We know Earth’s materials have been instantiated over vast periods of time, but still, it is an incomprehensible proposition to the human mind, which struggles to get beyond the length of one lifetime. Many of the raw materials involved in a sculptor’s repertoire, like marble, bronze, or porcelain, result from these forces which are beyond the ken of most humans. The Earth is a giant rock with a dynamo in its core and a wobbly orbit in space—now apparently exacerbated by human activity. But sculpture made by human hands from Earth’s raw elements can last thousands of years longer than any of us.
As we better understand the physical processes and forms embedded in our planet, we develop knowhow. This enables our abilities and capacity for understanding. Considering an object engenders a synthesis in perception, neurochemical channels have been actuated when we see something that makes physical sense to us. The sculpture in this exhibition results from the forces of an individual transferred through praxis, involving tools applied to a material, to create form. These expired but embedded activities can register later to someone looking at the resulting object. Sculpture can be a representation of the way things work, a physical logic of material contingencies.
André Lapointe works with raw materials from the Earth: marble, copper, iron, clay. His carved stone and fired clay artworks are made using simple formal strategies like stacking and layering. Many of his works resound with the vibrations of early modern sculpture. The three registers favoured by Constantin Brancusi are used by Lapointe to create some endearing and humorous objects. This practice of using different visual registers stacked one upon another is an ancient formatting device, a rebus-like arrangement of signs resonant with the way spoken language was initially coded and written. The artist’s early works exhibited here, “Volcano” and “Study for a Volcano,” explore this formatting by playing with the base. The works use the way these geologic features of Earth’s crust have distinct regions: smoke, mountain, and surrounding land. Conceptually these works embody symbolic imagery to contemplate force in a narrative sense. The allusion is to forces of vulcanization within the planet. The marks of the sculptor’s chisel remain on the surfaces of the globules of stone oozing from each volcano’s chimney, the smoke becomes an index not only of fire, but also of the force of the artist’s hammer. I find humour in this comparison of human effort with volcanic force.

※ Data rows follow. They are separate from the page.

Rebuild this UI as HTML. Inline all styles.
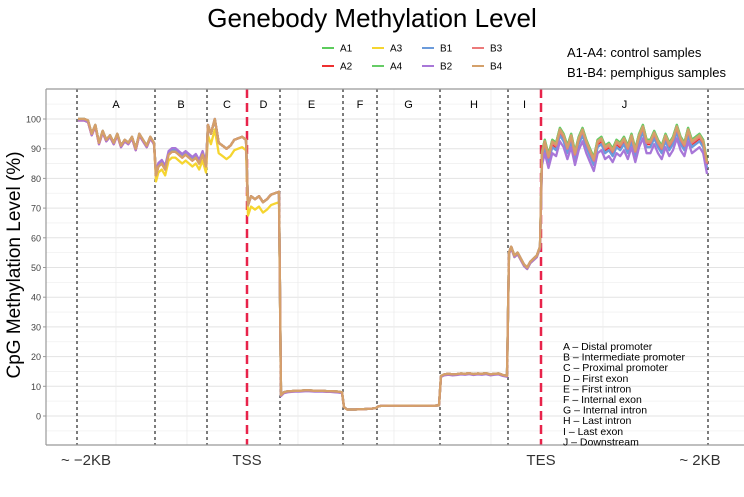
<!DOCTYPE html>
<html><head><meta charset="utf-8"><style>
body{margin:0;background:#fff;width:744px;height:492px;overflow:hidden;font-family:"Liberation Sans",sans-serif}
</style></head><body>
<svg id="c" width="744" height="492" xmlns="http://www.w3.org/2000/svg" font-family="Liberation Sans, sans-serif">
<text x="372" y="27" text-anchor="middle" font-size="26" fill="#000">Genebody Methylation Level</text>
<text x="567" y="57" font-size="13" fill="#000">A1-A4: control samples</text>
<text x="567" y="77" font-size="13" fill="#000">B1-B4: pemphigus samples</text>
<text transform="translate(20,265) rotate(-90)" text-anchor="middle" font-size="19" fill="#000">CpG Methylation Level (%)</text>
<g id="grid"></g><g id="vl"></g><g id="lines"></g><g id="axes"></g><g id="leg"></g>
</svg>
<script>
const regions=["A","B","C","D","E","F","G","H","I","J"];
const regionDesc=["A – Distal promoter","B – Intermediate promoter","C – Proximal promoter","D – First exon","E – First intron","F – Internal exon","G – Internal intron","H – Last intron","I – Last exon","J – Downstream"];
const yTicks=[0,10,20,30,40,50,60,70,80,90,100];
const seriesNames=["A1","A2","A3","A4","B1","B2","B3","B4"];
const colors=["#5ccc5c","#ee3030","#f5d530","#66cc66","#6b9bdb","#a877d8","#ec7a7a","#d4a06a"];
// base values per region
const baseA=[100,100,100,99.5,95,98,92,96,93,94.5,92,95,91,93,92,94,90,95,93,91,94,92];
const baseB=[81,84,85,83,88,89,89,88,87,88,87,86,87,85,88,84];
const baseC=[98,95,100,92,91,90,91,93,93.5,94,93];
const baseD=[71,74,73,74,72,73,74.5,75,75.5];
const baseE=[7,8,8.3,8.4,8.5,8.5,8.6,8.7,8.6,8.5,8.5,8.5,8.4,8.4,8.3,8.2,8];
const baseF=[3,2.2,2.2,2.2,2.3,2.3,2.4,2.5,2.7];
const baseG=[3.2,3.4,3.4,3.5,3.5,3.4,3.5,3.5,3.5,3.4,3.5,3.5,3.5,3.5,3.4,3.5,3.6];
const baseH=[13.5,14,14.2,14,14.1,14.3,14.2,14.4,14.1,14.3,14.2,14.4,14,14.2,14.3,13.8,13.5];
const baseI=[55,57,54,55,53,51,50,52,53,54,57];
const baseJ=[88,92,87,92,91,96,94,90,94,88,93,96,92,89,86,92,93,90,91,89,92,91,93,90,94,89,94,97,92,92,95,92,90,94,91,93,97,93,91,96,92,93,94,92,85];
// per-series offset per region (A..J)
const offA1=[0,0.5,0,0,0,0,0,0,0,1];
const offA2=[-0.5,0,0,0,0,0,0,0,0,-0.5];
const offA3=[0,-2,-3.5,-3.5,0,0,0,0,-0.5,0.5];
const offA4=[0,0.5,0,0,0,0,0,0,0,1];
const offB1=[0,0.5,0,0,0,0,0,0,0,-1.5];
const offB2=[-0.5,1.2,0,0,-0.3,0,0,-0.3,-0.5,-3.5];
const offB3=[0,0,0,0,0,0,0,0,0,0];
const offB4=[0,0,0,0,0,0,0,0,0,0.5];
const offsets=[offA1,offA2,offA3,offA4,offB1,offB2,offB3,offB4];
const bases=[baseA,baseB,baseC,baseD,baseE,baseF,baseG,baseH,baseI,baseJ];
const bounds=[77,155,207,247,280,343,377,440,508,541,708];
const NS="http://www.w3.org/2000/svg";
const L=46,R=744,T=89,B=445;
const y=v=>416-v*2.97;
function mk(t,a,p){const e=document.createElementNS(NS,t);for(const k in a)e.setAttribute(k,a[k]);p.appendChild(e);return e;}
const grid=document.getElementById('grid');
for(let v=-5;v<=105;v+=5){if(y(v)<T||y(v)>B)continue;
 const g=mk('line',{x1:L,x2:R,y1:y(v),y2:y(v),stroke:v%10===0?'#e3e3e3':'#f0f0f0','stroke-width':v%10===0?1:0.8},grid);
 
 }
[116,187,298,394,491,603].forEach(x=>{const g=mk('line',{x1:x,x2:x,y1:T,y2:B,stroke:'#ececec','stroke-width':0.8},grid);
 
 });
const vl=document.getElementById('vl');
bounds.forEach((x,i)=>{const red=(i===3||i===9);
 const l=mk('line',{x1:x,x2:x,y1:T,y2:B,stroke:red?'#e8234a':'#111','stroke-width':red?2.5:1.1,'stroke-dasharray':red?'9 5':'3 3'},vl);
 
 });
regions.forEach((r,i)=>{const t=mk('text',{x:(bounds[i]+bounds[i+1])/2,y:108,'text-anchor':'middle','font-size':11,fill:'#000'},vl);t.textContent=r;
 
 });
const lines=document.getElementById('lines');
seriesNames.forEach((s,si)=>{let pts=[];
 bases.forEach((b,ri)=>{const x0=bounds[ri],x1=bounds[ri+1];
  b.forEach((v,k)=>{const x=x0+(b.length===1?0:k*(x1-x0-1)/(b.length-1))+ (k===0?1:0);
   pts.push(x.toFixed(1)+','+y(v+offsets[si][ri]).toFixed(1));});});
 const p=mk('polyline',{points:pts.join(' '),fill:'none',stroke:colors[si],'stroke-width':2.3,'stroke-linejoin':'round'},lines);
 
 });
const ax=document.getElementById('axes');
let a=mk('line',{x1:L,x2:L,y1:T,y2:B,stroke:'#999','stroke-width':1.2},ax);

a=mk('line',{x1:L,x2:R,y1:B,y2:B,stroke:'#999','stroke-width':1.2},ax);

a=mk('line',{x1:L,x2:R,y1:T,y2:T,stroke:'#999','stroke-width':1.2},ax);

yTicks.forEach(v=>{const t=mk('text',{x:41,y:y(v)+3.5,'text-anchor':'end','font-size':9,fill:'#444'},ax);t.textContent=v;
 
 
 const k=mk('line',{x1:43,x2:L,y1:y(v),y2:y(v),stroke:'#999'},ax);
 
 });
const xl=[["~ \u22122KB",86],["TSS",247],["TES",541],["~ 2KB",700]];
xl.forEach(([s,x])=>{const t=mk('text',{x:x,y:465,'text-anchor':'middle','font-size':15,fill:'#333'},ax);t.textContent=s;
 
 });
regionDesc.forEach((s,i)=>{const t=mk('text',{x:563,y:350+i*10.6,'font-size':10.5,fill:'#000'},ax);t.textContent=s;
 
 });
const leg=document.getElementById('leg');
seriesNames.forEach((s,i)=>{const col=Math.floor(i/2),row=i%2;const x=322+col*50,yy=48+row*18;
 const g=mk('g',{},leg);
 
 
 mk('line',{x1:x,x2:x+12,y1:yy,y2:yy,stroke:colors[i],'stroke-width':2},g);
 const t=mk('text',{x:x+18,y:yy+3.5,'font-size':10,fill:'#000'},g);t.textContent=s;});
</script>
</body></html>
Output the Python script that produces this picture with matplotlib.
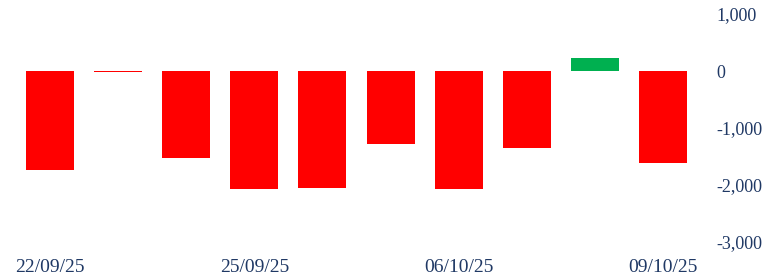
import matplotlib
matplotlib.use("Agg")
import matplotlib.pyplot as plt

# Values
dates = ["22/09/25", "23/09/25", "24/09/25", "25/09/25", "26/09/25",
         "29/09/25", "06/10/25", "07/10/25", "08/10/25", "09/10/25"]
values = [-1740, -20, -1525, -2070, -2055, -1280, -2070, -1350, 230, -1615]
shown_labels = [0, 3, 6, 9]
yticks = [1000, 0, -1000, -2000, -3000]

text_color = "#1F3864"
colors = ["#00B050" if v > 0 else "#FF0000" for v in values]

fig = plt.figure(figsize=(7.66, 2.76), dpi=100)
ax = fig.add_axes([16 / 766, 1 - 242 / 276, (697 - 16) / 766, (242 - 14) / 276])

x = list(range(len(values)))
ax.bar(x, values, width=0.705, color=colors)

ax.set_xlim(-0.5, len(values) - 0.5)
ax.set_ylim(-3000, 1000)

ax.yaxis.tick_right()
ax.set_yticks(yticks)
ax.set_yticklabels([f"{t:,}" for t in yticks])
ax.set_xticks(shown_labels)
ax.set_xticklabels([dates[i] for i in shown_labels])

ax.tick_params(axis="y", length=0, pad=14, labelsize=13, labelcolor=text_color)
ax.tick_params(axis="x", length=0, pad=12, labelsize=14, labelcolor=text_color)
for lab in ax.get_xticklabels() + ax.get_yticklabels():
    lab.set_family("Liberation Serif")

for s in ax.spines.values():
    s.set_visible(False)

fig.savefig("out.png", dpi=100)
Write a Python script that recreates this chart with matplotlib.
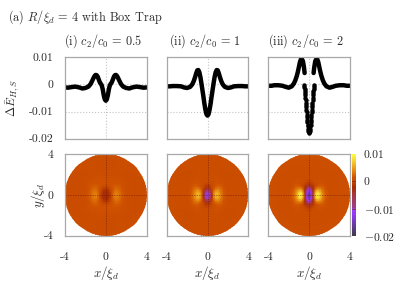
import numpy as np
import matplotlib
matplotlib.use('Agg')
import matplotlib.pyplot as plt
from matplotlib.colors import LinearSegmentedColormap, Normalize
from matplotlib.patches import Circle

plt.rcParams['font.family'] = ['cmr10', 'DejaVu Serif']
plt.rcParams['mathtext.fontset'] = 'cm'
plt.rcParams['axes.formatter.use_mathtext'] = True
plt.rcParams['axes.unicode_minus'] = False

# line profiles, x >= 0 half, mirrored when drawn
x_half = [0, 0.1, 0.2, 0.3, 0.4, 0.5, 0.6, 0.7, 0.8, 0.9, 1.0, 1.1, 1.2, 1.35, 1.5, 1.7, 2.0, 2.3, 2.6, 3.0, 3.4, 3.7, 4.0]
line_i = [-0.006, -0.0055, -0.004, -0.0018, -0.0003, 0.0003, 0.0009, 0.0019, 0.0029, 0.0034, 0.0035, 0.0031, 0.0024, 0.0012, 0.0001, -0.0008, -0.0013, -0.0015, -0.0011, -0.0008, -0.001, -0.0012, -0.0011]
line_ii = [-0.0115, -0.011, -0.0094, -0.0072, -0.0045, -0.002, 0.0005, 0.0028, 0.0045, 0.0053, 0.0052, 0.0042, 0.0029, 0.0012, 0.0, -0.0009, -0.0013, -0.0011, -0.0007, -0.0006, -0.0006, -0.0007, -0.0007]
line_iii_outer_x = [0.44, 0.5, 0.6, 0.7, 0.8, 0.9, 1.0, 1.1, 1.2, 1.35, 1.5, 1.7, 2.0, 2.3, 2.6, 3.0, 3.4, 3.7, 4.0]
line_iii_outer = [0.0042, 0.0062, 0.0085, 0.0093, 0.0093, 0.0082, 0.0064, 0.0047, 0.0032, 0.0015, 0.0003, -0.0007, -0.0012, -0.0009, -0.0005, -0.0003, -0.0003, -0.0005, -0.0005]
# the steep part near the centre shows single points
line_iii_inner_x = [0, 0.03, 0.06, 0.09, 0.12, 0.14, 0.16, 0.18, 0.2, 0.22, 0.24, 0.26, 0.28, 0.3, 0.32, 0.34, 0.36, 0.38, 0.4, 0.42, 0.44, 0.46, 0.48]
line_iii_inner = [-0.0178, -0.0176, -0.0171, -0.0163, -0.0155, -0.0148, -0.0139, -0.013, -0.0121, -0.0112, -0.0103, -0.0094, -0.0085, -0.0076, -0.0067, -0.0058, -0.0049, -0.004, -0.0032, -0.0024, -0.0016, -0.0009, -0.0002]

# energy map on one quadrant, rows are y, columns are x
map_x = [0, 0.2, 0.4, 0.6, 0.8, 1.0, 1.3, 1.6, 2.0, 3.0, 4.0]
map_y = [0, 0.3, 0.6, 0.9, 1.2, 1.6, 2.0, 3.0, 4.0]
map_i = [
    [-0.003, -0.0026, -0.0012, 0.001, 0.003, 0.0038, 0.003, 0.0018, 0.0006, 0.0004, 0.0006],
    [-0.0025, -0.0021, -0.0008, 0.001, 0.0027, 0.0034, 0.0028, 0.0017, 0.0006, 0.0004, 0.0006],
    [-0.0012, -0.001, 0.0, 0.001, 0.002, 0.0026, 0.0023, 0.0015, 0.0006, 0.0004, 0.0006],
    [0.0005, 0.0005, 0.001, 0.0014, 0.0018, 0.002, 0.0018, 0.0013, 0.0006, 0.0004, 0.0006],
    [0.0014, 0.0014, 0.0015, 0.0015, 0.0015, 0.0015, 0.0014, 0.001, 0.0006, 0.0004, 0.0006],
    [0.0012, 0.0012, 0.0012, 0.0011, 0.0011, 0.001, 0.0009, 0.0007, 0.0005, 0.0004, 0.0006],
    [0.0006, 0.0006, 0.0006, 0.0006, 0.0006, 0.0006, 0.0006, 0.0005, 0.0004, 0.0005, 0.0006],
    [0.0004, 0.0004, 0.0004, 0.0004, 0.0004, 0.0005, 0.0005, 0.0005, 0.0005, 0.0006, 0.0006],
    [0.0006, 0.0006, 0.0006, 0.0006, 0.0006, 0.0006, 0.0006, 0.0006, 0.0006, 0.0006, 0.0006],
]
map_ii = [
    [-0.0125, -0.0108, -0.002, 0.0035, 0.006, 0.0062, 0.0038, 0.0018, 0.0005, 0.0005, 0.0007],
    [-0.0108, -0.0085, -0.0015, 0.003, 0.0052, 0.0055, 0.0034, 0.0017, 0.0005, 0.0005, 0.0007],
    [-0.0045, -0.0035, -0.0005, 0.0017, 0.003, 0.0035, 0.0027, 0.0015, 0.0005, 0.0005, 0.0007],
    [-0.0012, -0.001, 0.0002, 0.0009, 0.0016, 0.002, 0.0019, 0.0012, 0.0005, 0.0005, 0.0007],
    [0.0002, 0.0003, 0.0005, 0.0008, 0.0012, 0.0014, 0.0012, 0.0009, 0.0005, 0.0005, 0.0007],
    [0.0008, 0.0008, 0.0008, 0.0008, 0.0009, 0.0009, 0.0008, 0.0006, 0.0004, 0.0005, 0.0007],
    [0.0005, 0.0005, 0.0005, 0.0005, 0.0005, 0.0005, 0.0005, 0.0004, 0.0004, 0.0006, 0.0007],
    [0.0005, 0.0005, 0.0005, 0.0005, 0.0005, 0.0005, 0.0005, 0.0006, 0.0006, 0.0007, 0.0007],
    [0.0007, 0.0007, 0.0007, 0.0007, 0.0007, 0.0007, 0.0007, 0.0007, 0.0007, 0.0007, 0.0007],
]
map_iii = [
    [-0.018, -0.0125, -0.004, 0.0062, 0.0098, 0.0085, 0.0042, 0.002, 0.0006, 0.0008, 0.001],
    [-0.014, -0.0108, -0.003, 0.005, 0.0082, 0.0072, 0.0037, 0.0019, 0.0006, 0.0008, 0.001],
    [-0.0105, -0.0075, -0.002, 0.0022, 0.0042, 0.004, 0.0028, 0.0016, 0.0006, 0.0008, 0.001],
    [-0.004, -0.0032, -0.0012, 0.0004, 0.0012, 0.0018, 0.0018, 0.0012, 0.0006, 0.0008, 0.001],
    [-0.0008, -0.0006, 0.0002, 0.0005, 0.0008, 0.0011, 0.0011, 0.0009, 0.0005, 0.0008, 0.001],
    [0.0007, 0.0007, 0.0007, 0.0007, 0.0008, 0.0008, 0.0007, 0.0006, 0.0005, 0.0008, 0.001],
    [0.0005, 0.0005, 0.0005, 0.0005, 0.0005, 0.0005, 0.0005, 0.0005, 0.0005, 0.0008, 0.001],
    [0.0007, 0.0007, 0.0007, 0.0007, 0.0007, 0.0007, 0.0007, 0.0008, 0.0008, 0.0009, 0.001],
    [0.001, 0.001, 0.001, 0.001, 0.001, 0.001, 0.001, 0.001, 0.001, 0.001, 0.001],
]

titles = [r'(i) $c_2/c_0$ = 0.5', r'(ii) $c_2/c_0$ = 1', r'(iii) $c_2/c_0$ = 2']
line_ticks = [-0.02, -0.01, 0, 0.01]
line_tick_labels = ['-0.02', '-0.01', '0', '0.01']
map_ticks = [-4, 0, 4]
map_tick_labels = ['-4', '0', '4']
cbar_ticks = [-0.02, -0.01, 0, 0.01]
cbar_tick_labels = [r'$-$0.02', r'$-$0.01', '0', '0.01']

# colour scale
cmap_values = [-0.02, -0.017, -0.0125, -0.0102, -0.0098, -0.005, -0.002, 0.0, 0.0015, 0.004, 0.007, 0.01]
cmap_colors = ['#403a48', '#5c3c88', '#9038f0', '#a040ff', '#a03c90', '#a83840', '#a82c00', '#c84a00', '#d05200', '#e88a10', '#f4c830', '#ffff40']
vmin, vmax = -0.02, 0.01
heat = LinearSegmentedColormap.from_list('heat', [((v - vmin) / (vmax - vmin), c) for v, c in zip(cmap_values, cmap_colors)], N=512)
norm = Normalize(vmin, vmax)

W, H = 407.0, 285.0
FRAME = '#a8a8a8'
TEXT = '#2a2a2a'
FS = 8.4
FS_TITLE = 8.8

def box(left, top, right, bottom):
    return [left / W, 1 - bottom / H, (right - left) / W, (bottom - top) / H]

def mirror(xs, ys):
    xs = np.array(xs)
    ys = np.array(ys)
    return np.concatenate([-xs[::-1], xs[1:]]), np.concatenate([ys[::-1], ys[1:]])

def style_frame(ax):
    for s in ax.spines.values():
        s.set_color(FRAME)
        s.set_linewidth(0.9)
    ax.tick_params(length=0, colors=TEXT, labelsize=FS)

fig = plt.figure(figsize=(4.07, 2.85), dpi=100)
fig.text(8 / W, 1 - 17 / H, r'(a) $R/\xi_d$ = 4 with Box Trap', fontsize=FS_TITLE, color=TEXT, va='center', ha='left')

lefts = [65, 166.7, 268.3]
lines = [(x_half, line_i), (x_half, line_ii), (line_iii_outer_x, line_iii_outer)]
maps = [map_i, map_ii, map_iii]

for i in range(3):
    left = lefts[i]
    right = left + 81.6
    ax = fig.add_axes(box(left, 57.3, right, 138.7))
    ax.set_xlim(-4, 4)
    ax.set_ylim(-0.02, 0.01)
    ax.set_xticks([0])
    ax.set_xticklabels([])
    ax.set_yticks(line_ticks)
    ax.set_yticklabels(line_tick_labels if i == 0 else [])
    ax.grid(True, color='#c4c4c4', linestyle=':', linewidth=0.8)
    ax.set_axisbelow(True)
    style_frame(ax)
    ax.tick_params(axis='y', pad=8.5)
    xs, ys = lines[i]
    if i == 2:
        xa = np.array(xs)
        ya = np.array(ys)
        ax.plot(-xa, ya, color='k', lw=3.2, solid_capstyle='round')
        ax.plot(xa, ya, color='k', lw=3.2, solid_capstyle='round')
        xi, yi = mirror(line_iii_inner_x, line_iii_inner)
        ax.plot(xi, yi, 'o', color='k', ms=3.2, mew=0)
    else:
        xm, ym = mirror(xs, ys)
        ax.plot(xm, ym, color='k', lw=3.2, solid_capstyle='round', solid_joinstyle='round')
    if i == 0:
        ax.set_ylabel(r'$\Delta\bar{E}_{H,S}$', fontsize=FS + 0.3, color=TEXT, va='center')
        ax.yaxis.set_label_coords((13 - left) / 81.6, 0.5)
    fig.text((left + 38) / W, 1 - 41 / H, titles[i], fontsize=FS_TITLE, color=TEXT, ha='center', va='center')

    am = fig.add_axes(box(left, 154.3, right, 235.7))
    mx, _ = mirror(map_x, map_x)
    my, _ = mirror(map_y, map_y)
    q = np.array(maps[i])
    full = np.vstack([q[::-1], q[1:]])
    full = np.hstack([full[:, ::-1], full[:, 1:]])
    mesh = am.pcolormesh(mx, my, full, cmap=heat, norm=norm, shading='gouraud')
    mesh.set_clip_path(Circle((0, 0), 4, transform=am.transData))
    am.axvline(0, color='#701800', ls=(0, (2, 1.5)), lw=0.5, alpha=0.7)
    am.axhline(0, color='#701800', ls=(0, (2, 1.5)), lw=0.5, alpha=0.7)
    am.set_xlim(-4, 4)
    am.set_ylim(-4, 4)
    am.set_xticks(map_ticks)
    am.set_xticklabels(map_tick_labels)
    am.set_yticks(map_ticks)
    am.set_yticklabels(map_tick_labels if i == 0 else [])
    style_frame(am)
    am.tick_params(axis='x', pad=12)
    am.tick_params(axis='y', pad=8.5)
    am.set_xlabel(r'$x/\xi_d$', fontsize=FS + 1, color=TEXT, labelpad=1.4)
    if i == 0:
        am.set_ylabel(r'$y/\xi_d$', fontsize=FS + 1, color=TEXT, va='center')
        am.yaxis.set_label_coords((38 - left) / 81.6, 0.5)

cax = fig.add_axes(box(352, 154.3, 356, 235.7))
grad = np.linspace(vmin, vmax, 256).reshape(-1, 1)
cax.imshow(grad, origin='lower', aspect='auto', cmap=heat, norm=norm, extent=[0, 1, vmin, vmax])
cax.set_xticks([])
cax.yaxis.tick_right()
cax.set_yticks(cbar_ticks)
cax.set_yticklabels(cbar_tick_labels)
cax.tick_params(length=0, colors=TEXT, labelsize=FS, pad=5.5)
cax.hlines([0, -0.01], 0, 1, color='#7a2a20', lw=0.6)
for s in cax.spines.values():
    s.set_visible(False)

fig.savefig('out.png', dpi=100)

A series of the artist’s photographs included here are an exploration of material processes using what is at hand. In one, he has arranged pine tree branches into a geometric shape on the ground that frames sunlight reflecting on snow.

These works are based on simple conceptual strategies, aligned with other artists using natural materials in similar ways, but for Lapointe the practice takes on a sense of humour and wonder. Erable troue, 2004, captures an oak tree whose yellowing leaves hang on longer and contrast with the bare trees nearby, creating a yellow halo glowing within its branches. In another, he has photographed what looks like a giant moon-like snowball at the core of the now leafless oak tree, titled Lune de neige, 2005.

Waves are a most unusual subject for a stone carver. Lapointe’s verge on abstraction, I only arrived at their subject slowly. When I did get there, I immediately thought of Hokusai whose iconic 2-D waves are etched in my mind. The waves here are 12” to 24” in length and carved in dark marble. They sit together on a thin base painted white. Lapointe has used the difference between the raw and polished stone to great effect in representing the waves he illustrates here. The lines carved into the marble are symbolic rather than naturalistic possessing an archaism that sculptors have resorted to for millennia. The artist transforms materials in ways that are symbolic of how form and pattern are created by forces and processes intrinsic to Earth. He has been inhabiting or partnering with forces that create and act upon the Earth’s materials.

In the exhibition, which is a kind of career survey, the four classical categories of Earth’s elements (air, water, fire, earth) are considered. Earth is paired with time in the form of slabs of salt continuously crystalizing in an open steel vitrine, perhaps a nod to Robert Smithson whose own obsession with art resulted in his untimely death. Smithson also worked with time to encourage salt crystallization on his Spiral Jetty in Great Salt Lake. Here, Lapointe’s vitrine is reminiscent of Smithson’s “Non-sites” and the way he presented chunks of geology in a gallery setting. Salt of the Earth or so the saying goes.
Traversing this gallery from one work to another the partnership with time becomes evident, each group is a segment of the artist’s time as marked by his sculpture. My experience moving through this space is of a past held deep within the history of sculpture. I think of Paleolithic cave carvings and then the architecture and statuary of ancient temples and the medieval “Stations of the Cross.” Humanity has a long experience with sculpture beginning with the use of flint chisels on mammoth tusk and softer rock. Millennia later stone carvers often lived their lives in cathedrals that took decades if not centuries to complete. Made by the forces of an individual wrought upon a material with whatever technology is available, sculpture can be an artifact with a deep history—an index, a symbol, an icon.